Firstly, government and regulatory agency performance requirements are generally expanding and getting more stringent over time. More device types fall into the regulation’s intent and tighter requirements are being applied to some existing designs. Generally speaking, designers know what performances are needed but those goal lines are evolving over time.

Secondly, to achieve the added functionality typical in new electronic devices, designers might choose the latest, most powerful ICs. That may translate into lower voltage rails, faster speeds and smaller internal geometries—all rendering the system more likely to emit radiation and be more susceptible to radiation or transient effects. Even older ICs have potential for new EMC issues since manufacturers may shrink die sizes and geometries to cost reduce older technology ICs.

Either scenario can translate to the first BoM sent to purchasing being revised late in the process due to changes implemented to pass EMC regulations. A possible worst-case scenario is no PCB room for revisions, requiring a board spin and new components.


Several component manufacturers have noted the changing regulations and possibility of unforeseen design performance potentially creating a nightmare scenario for purchasing groups and design engineers.

Multilayer varistors (MLVs) are a single package component with the equivalent performance of two discrete components: a capacitor and bi-directional transient voltage suppression (TVS diode). This combination lets designers achieve both EMC filtering and transient suppression without a board layout change.

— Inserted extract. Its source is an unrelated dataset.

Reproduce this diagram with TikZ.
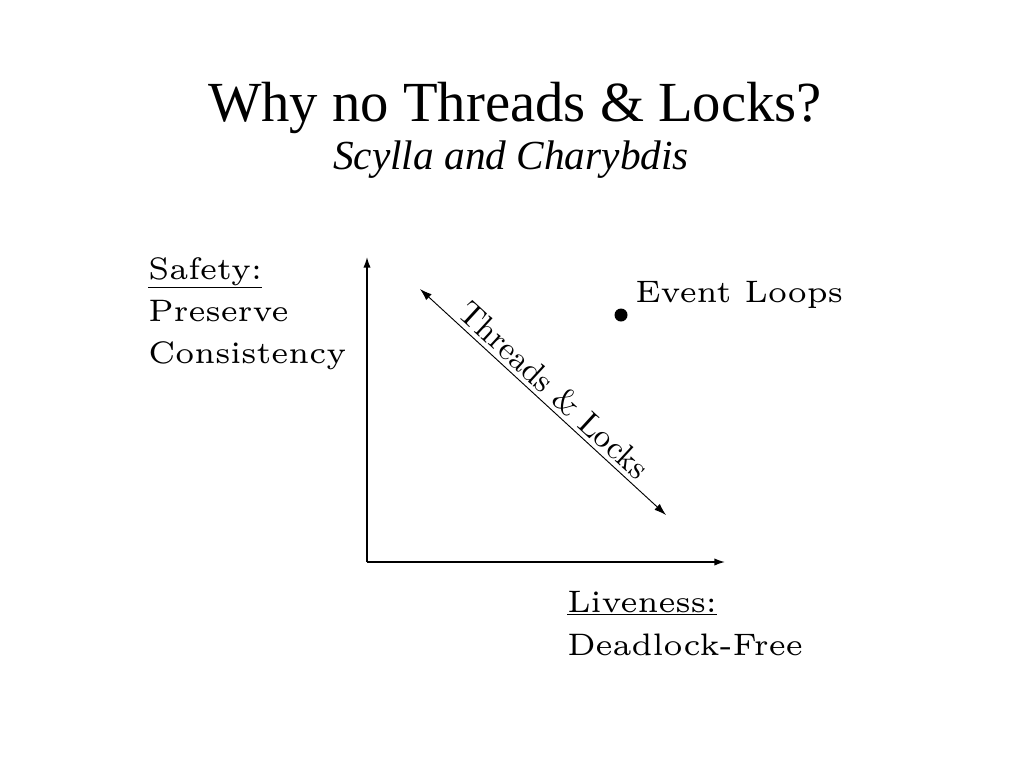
\documentclass[tikz,border=0pt]{standalone}
\usepackage{fontspec}
\setmainfont{Liberation Serif}
\newfontfamily\lmwide{lmroman6-regular}[Extension=.otf]
\newfontfamily\lmten{lmroman10-regular}[Extension=.otf]
\usetikzlibrary{arrows.meta}
\begin{document}
\begin{tikzpicture}[x=0.75pt,y=-0.75pt,
  wide/.style={font=\lmwide\fontsize{23.3pt}{27pt}\selectfont, inner sep=0pt, anchor=base west},
  axis/.style={line width=1.1pt, -{Latex[length=8pt,width=5.5pt]}},
  diag/.style={line width=0.7pt, {Latex[length=9pt,width=6pt]}-{Latex[length=9pt,width=6pt]}}]
\useasboundingbox (0,0) rectangle (1024,768);
\fill[white] (0,0) rectangle (1024,768);
\node[anchor=base, inner sep=0pt, font=\fontsize{42.5pt}{48pt}\selectfont] (title) at (515,121) {Why no Threads \& Locks?};
\node[anchor=base, inner sep=0pt, font=\itshape\fontsize{31pt}{36pt}\selectfont] (sub) at (511,169) {Scylla and Charybdis};
\node[wide] (safety) at (148,279) {\underline{Safety:}};
\node[wide] (preserve) at (148,321) {Preserve};
\node[wide] (consist) at (148,363) {Consistency};
\node[wide] (live) at (567,612) {\underline{Liveness:}};
\node[wide] (dead) at (567,655) {Deadlock-Free};
\coordinate (origin) at (367,562);
\coordinate (ytop) at (367,257);
\coordinate (xend) at (725,562);
\draw[axis] (origin) -- (ytop);
\draw[axis] (origin) -- (xend);
\coordinate (d1) at (420,289);
\coordinate (d2) at (666,515);
\draw[diag] (d1) -- node[sloped, above, inner sep=3pt, font=\lmten\fontsize{24.5pt}{27pt}\selectfont] (tl) {Threads \& Locks} (d2);
\fill (621,315) circle[radius=6.5] coordinate (dot);
\node[wide] (ev) at (635,302) {Event Loops};
\end{tikzpicture}
\end{document}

MLVs have electrical advantages designers find attractive, such as a broad range of electrical characteristics, high current and transient energy capability. Quality teams find MLVs attractive since they offer increased reliability and multiple grades of certified quality performance. Board layout and manufacturing teams find MLVs attractive since two components are in a single package, saving pick and place time. 

An example of before (three components) and after (one MLV) is shown opposite. The MLV can be placed on the capacitor pad and offers better electrical performance than the three components shown in the before configuration. Board space and weight is greatly reduced.

Finally, purchasing teams find MLVs to potentially be a cost reduction with multiple manufacturers and short lead times.